Data supplied:
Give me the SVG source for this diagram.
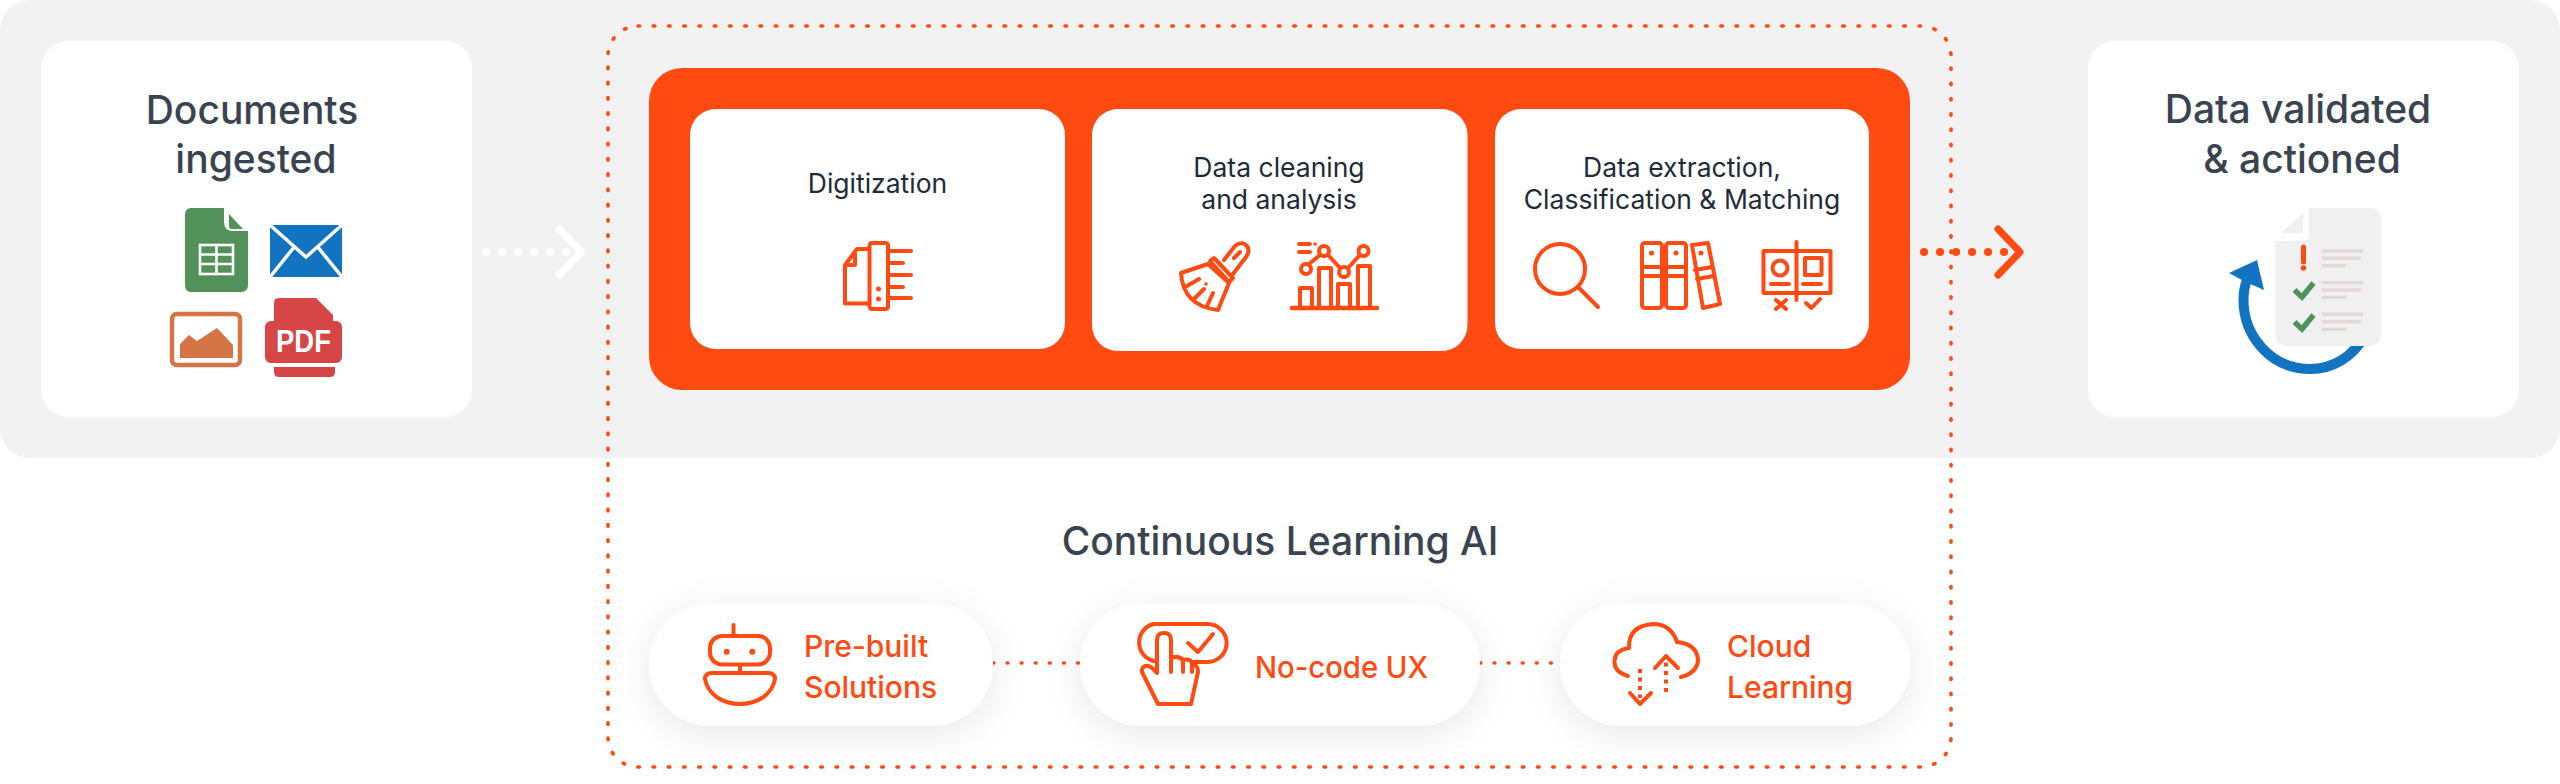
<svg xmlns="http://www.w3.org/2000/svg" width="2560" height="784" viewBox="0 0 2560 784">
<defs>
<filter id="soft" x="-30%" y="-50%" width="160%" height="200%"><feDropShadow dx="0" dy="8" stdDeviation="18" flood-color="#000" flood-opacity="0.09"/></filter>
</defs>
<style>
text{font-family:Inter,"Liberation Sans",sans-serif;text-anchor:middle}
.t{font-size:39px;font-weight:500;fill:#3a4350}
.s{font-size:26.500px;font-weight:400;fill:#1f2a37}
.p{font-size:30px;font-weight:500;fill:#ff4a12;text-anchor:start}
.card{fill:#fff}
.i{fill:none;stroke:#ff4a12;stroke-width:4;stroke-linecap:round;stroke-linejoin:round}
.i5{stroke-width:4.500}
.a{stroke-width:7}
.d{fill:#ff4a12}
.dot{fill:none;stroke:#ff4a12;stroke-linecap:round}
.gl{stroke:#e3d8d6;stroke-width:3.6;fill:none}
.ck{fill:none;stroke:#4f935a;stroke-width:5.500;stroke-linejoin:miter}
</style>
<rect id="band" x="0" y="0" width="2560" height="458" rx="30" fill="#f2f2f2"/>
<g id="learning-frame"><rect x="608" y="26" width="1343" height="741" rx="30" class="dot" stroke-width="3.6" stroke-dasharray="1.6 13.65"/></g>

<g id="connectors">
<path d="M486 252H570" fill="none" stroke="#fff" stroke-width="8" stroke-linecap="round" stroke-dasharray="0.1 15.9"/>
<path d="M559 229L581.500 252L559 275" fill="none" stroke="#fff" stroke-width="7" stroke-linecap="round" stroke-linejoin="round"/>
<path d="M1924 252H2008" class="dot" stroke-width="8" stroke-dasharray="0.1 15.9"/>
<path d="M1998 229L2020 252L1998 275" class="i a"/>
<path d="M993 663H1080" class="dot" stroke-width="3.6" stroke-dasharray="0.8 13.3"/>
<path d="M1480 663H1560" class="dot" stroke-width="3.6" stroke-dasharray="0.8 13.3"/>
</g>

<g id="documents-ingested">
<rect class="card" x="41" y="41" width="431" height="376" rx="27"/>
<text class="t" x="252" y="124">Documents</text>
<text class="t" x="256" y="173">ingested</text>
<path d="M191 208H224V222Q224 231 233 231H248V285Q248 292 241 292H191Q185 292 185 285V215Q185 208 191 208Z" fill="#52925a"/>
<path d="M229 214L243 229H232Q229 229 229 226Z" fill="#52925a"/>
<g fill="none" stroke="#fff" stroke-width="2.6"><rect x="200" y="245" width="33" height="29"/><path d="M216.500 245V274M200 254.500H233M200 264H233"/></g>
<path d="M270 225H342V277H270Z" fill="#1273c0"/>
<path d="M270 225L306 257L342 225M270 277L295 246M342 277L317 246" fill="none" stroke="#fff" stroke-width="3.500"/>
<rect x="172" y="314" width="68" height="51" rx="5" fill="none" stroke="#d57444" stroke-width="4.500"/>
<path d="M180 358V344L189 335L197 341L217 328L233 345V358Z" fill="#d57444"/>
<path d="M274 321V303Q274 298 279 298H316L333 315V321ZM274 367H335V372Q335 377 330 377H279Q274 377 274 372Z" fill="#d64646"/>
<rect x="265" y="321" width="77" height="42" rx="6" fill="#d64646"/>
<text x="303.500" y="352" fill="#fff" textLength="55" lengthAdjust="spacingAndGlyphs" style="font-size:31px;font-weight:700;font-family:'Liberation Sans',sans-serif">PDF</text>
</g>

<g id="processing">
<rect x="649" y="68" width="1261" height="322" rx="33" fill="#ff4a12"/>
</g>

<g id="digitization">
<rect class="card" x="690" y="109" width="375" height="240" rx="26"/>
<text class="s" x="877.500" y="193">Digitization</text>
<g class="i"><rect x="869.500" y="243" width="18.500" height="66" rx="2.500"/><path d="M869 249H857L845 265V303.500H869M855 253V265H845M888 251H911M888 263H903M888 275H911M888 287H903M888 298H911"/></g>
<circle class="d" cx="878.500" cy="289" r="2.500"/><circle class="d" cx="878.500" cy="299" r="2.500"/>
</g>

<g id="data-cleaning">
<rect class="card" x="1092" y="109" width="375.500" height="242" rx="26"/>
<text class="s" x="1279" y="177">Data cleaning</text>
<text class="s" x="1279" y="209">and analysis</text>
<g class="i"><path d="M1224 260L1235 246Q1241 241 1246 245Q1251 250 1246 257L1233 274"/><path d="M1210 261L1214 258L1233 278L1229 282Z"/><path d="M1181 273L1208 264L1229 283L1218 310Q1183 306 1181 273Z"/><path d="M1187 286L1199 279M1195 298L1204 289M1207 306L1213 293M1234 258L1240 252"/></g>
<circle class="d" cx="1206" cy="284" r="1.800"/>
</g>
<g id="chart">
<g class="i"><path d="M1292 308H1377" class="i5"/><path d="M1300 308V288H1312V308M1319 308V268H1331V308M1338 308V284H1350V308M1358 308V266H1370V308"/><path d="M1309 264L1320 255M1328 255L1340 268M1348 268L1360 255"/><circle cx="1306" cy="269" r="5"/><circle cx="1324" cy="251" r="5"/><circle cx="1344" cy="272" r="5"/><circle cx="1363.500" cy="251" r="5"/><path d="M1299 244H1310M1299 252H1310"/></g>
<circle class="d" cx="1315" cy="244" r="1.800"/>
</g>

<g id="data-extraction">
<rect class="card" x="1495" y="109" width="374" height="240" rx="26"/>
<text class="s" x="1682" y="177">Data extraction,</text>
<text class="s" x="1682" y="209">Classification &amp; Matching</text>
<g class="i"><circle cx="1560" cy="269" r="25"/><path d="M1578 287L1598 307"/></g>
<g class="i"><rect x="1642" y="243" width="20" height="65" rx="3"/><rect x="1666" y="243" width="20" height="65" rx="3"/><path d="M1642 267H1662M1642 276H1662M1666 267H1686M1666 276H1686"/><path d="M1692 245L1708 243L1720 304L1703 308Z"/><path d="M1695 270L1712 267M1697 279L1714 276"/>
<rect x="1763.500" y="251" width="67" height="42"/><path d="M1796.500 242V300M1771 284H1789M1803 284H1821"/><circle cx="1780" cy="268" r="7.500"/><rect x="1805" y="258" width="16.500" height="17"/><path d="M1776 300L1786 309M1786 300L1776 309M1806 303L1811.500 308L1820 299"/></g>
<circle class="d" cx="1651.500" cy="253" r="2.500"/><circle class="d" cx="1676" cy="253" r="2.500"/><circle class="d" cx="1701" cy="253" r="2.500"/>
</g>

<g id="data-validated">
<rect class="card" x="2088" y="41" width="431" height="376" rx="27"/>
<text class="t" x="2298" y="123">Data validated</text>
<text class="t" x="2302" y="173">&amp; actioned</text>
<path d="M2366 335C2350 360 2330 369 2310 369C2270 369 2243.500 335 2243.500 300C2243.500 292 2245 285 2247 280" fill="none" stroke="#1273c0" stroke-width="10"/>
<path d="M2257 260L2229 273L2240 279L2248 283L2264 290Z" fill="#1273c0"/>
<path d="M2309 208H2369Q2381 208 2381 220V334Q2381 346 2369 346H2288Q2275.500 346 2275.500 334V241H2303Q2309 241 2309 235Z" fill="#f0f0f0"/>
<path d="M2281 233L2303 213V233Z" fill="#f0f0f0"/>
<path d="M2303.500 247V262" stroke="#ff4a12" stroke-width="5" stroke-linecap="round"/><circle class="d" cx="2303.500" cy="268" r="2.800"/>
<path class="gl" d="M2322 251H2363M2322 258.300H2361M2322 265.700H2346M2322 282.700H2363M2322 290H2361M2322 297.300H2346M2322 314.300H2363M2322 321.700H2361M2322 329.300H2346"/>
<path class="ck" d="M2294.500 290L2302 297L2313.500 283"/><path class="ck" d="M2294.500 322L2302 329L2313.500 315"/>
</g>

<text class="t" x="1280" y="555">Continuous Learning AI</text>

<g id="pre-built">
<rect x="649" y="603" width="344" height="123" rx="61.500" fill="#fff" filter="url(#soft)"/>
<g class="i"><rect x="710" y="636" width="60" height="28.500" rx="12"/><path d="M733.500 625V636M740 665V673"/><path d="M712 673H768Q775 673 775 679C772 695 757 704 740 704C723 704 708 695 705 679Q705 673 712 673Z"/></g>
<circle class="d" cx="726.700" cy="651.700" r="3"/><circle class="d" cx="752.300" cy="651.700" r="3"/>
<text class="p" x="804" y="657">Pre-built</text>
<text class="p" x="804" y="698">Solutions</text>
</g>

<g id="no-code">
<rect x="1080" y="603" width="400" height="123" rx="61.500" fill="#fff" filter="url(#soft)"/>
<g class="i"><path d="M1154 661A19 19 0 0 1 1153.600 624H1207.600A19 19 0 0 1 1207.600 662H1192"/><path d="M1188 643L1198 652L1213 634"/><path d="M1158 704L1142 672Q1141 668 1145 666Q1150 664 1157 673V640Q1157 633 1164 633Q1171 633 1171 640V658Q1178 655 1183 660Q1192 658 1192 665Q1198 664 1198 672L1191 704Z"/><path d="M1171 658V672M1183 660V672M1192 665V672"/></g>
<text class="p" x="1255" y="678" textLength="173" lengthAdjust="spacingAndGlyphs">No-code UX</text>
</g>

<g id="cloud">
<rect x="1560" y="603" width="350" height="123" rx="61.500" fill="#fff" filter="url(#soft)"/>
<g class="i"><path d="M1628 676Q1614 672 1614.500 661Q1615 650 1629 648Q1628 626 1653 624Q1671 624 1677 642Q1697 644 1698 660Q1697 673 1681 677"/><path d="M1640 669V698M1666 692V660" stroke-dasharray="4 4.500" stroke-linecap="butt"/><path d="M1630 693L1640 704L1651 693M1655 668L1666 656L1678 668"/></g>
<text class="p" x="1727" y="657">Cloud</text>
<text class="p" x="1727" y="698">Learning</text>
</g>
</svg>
...
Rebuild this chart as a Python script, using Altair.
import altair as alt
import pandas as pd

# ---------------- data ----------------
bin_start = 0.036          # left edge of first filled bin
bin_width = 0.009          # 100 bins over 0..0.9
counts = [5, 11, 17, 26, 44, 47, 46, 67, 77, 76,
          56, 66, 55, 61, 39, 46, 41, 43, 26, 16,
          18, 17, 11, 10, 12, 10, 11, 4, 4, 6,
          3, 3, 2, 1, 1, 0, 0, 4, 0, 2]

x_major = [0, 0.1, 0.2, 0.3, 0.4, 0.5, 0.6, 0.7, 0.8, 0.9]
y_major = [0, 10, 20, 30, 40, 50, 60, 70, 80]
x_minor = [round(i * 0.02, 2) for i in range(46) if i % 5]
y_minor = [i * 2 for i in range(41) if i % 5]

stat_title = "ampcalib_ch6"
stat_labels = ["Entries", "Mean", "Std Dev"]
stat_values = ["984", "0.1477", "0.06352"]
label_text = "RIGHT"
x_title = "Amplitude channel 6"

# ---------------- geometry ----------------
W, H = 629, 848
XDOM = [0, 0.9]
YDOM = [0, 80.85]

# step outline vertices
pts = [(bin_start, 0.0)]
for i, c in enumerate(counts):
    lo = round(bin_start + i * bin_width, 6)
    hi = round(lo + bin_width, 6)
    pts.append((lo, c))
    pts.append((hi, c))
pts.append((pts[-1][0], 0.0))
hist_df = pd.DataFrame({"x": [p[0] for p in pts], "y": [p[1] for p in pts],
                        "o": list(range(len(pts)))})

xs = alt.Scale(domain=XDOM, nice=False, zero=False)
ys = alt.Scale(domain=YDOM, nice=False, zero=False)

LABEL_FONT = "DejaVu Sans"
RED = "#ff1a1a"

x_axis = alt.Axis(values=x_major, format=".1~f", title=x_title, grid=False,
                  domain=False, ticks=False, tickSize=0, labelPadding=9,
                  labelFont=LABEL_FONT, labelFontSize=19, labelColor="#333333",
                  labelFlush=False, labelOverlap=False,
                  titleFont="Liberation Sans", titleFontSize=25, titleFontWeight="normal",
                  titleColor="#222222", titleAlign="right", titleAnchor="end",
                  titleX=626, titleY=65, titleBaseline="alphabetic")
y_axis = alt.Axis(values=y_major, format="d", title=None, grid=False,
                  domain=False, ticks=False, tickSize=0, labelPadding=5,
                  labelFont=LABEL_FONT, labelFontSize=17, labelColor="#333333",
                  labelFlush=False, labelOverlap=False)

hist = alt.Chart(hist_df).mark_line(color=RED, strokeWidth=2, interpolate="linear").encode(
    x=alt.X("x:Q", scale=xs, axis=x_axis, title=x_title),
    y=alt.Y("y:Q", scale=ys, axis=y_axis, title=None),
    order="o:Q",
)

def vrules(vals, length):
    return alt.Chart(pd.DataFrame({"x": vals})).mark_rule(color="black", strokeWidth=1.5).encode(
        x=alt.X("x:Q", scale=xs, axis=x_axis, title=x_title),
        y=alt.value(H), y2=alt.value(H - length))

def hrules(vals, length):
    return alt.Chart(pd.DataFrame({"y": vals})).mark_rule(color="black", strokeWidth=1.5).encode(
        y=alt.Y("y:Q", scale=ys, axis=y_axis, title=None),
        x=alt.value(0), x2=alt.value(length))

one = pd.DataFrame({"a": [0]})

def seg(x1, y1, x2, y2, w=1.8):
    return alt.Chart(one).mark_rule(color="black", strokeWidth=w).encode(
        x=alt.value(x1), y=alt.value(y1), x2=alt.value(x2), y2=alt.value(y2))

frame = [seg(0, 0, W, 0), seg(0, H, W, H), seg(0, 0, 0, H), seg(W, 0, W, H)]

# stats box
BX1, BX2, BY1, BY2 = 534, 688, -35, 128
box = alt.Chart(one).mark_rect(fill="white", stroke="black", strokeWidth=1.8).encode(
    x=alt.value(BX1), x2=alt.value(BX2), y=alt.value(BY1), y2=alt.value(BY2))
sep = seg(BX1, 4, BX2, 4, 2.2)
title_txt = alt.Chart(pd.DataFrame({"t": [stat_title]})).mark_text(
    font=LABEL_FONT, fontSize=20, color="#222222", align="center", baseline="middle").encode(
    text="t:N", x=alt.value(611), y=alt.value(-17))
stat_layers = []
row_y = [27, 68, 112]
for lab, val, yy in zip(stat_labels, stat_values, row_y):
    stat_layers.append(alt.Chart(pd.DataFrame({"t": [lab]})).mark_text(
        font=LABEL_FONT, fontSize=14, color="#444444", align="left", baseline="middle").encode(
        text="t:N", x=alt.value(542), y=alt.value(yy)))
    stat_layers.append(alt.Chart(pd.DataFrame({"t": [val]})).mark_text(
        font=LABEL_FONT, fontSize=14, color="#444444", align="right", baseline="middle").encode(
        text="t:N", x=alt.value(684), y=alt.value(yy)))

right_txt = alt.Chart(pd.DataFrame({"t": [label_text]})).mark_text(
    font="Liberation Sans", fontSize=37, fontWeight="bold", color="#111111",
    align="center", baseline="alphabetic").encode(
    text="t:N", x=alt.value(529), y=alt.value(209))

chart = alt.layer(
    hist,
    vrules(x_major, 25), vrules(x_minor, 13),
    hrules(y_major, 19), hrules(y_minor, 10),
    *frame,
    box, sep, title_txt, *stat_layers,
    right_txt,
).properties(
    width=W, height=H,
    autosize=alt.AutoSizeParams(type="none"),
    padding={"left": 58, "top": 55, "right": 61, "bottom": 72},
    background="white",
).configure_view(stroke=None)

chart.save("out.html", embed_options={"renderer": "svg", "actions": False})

What you need to do: Return the number of lines that include the word "this", and nothing else.

Task answer: 2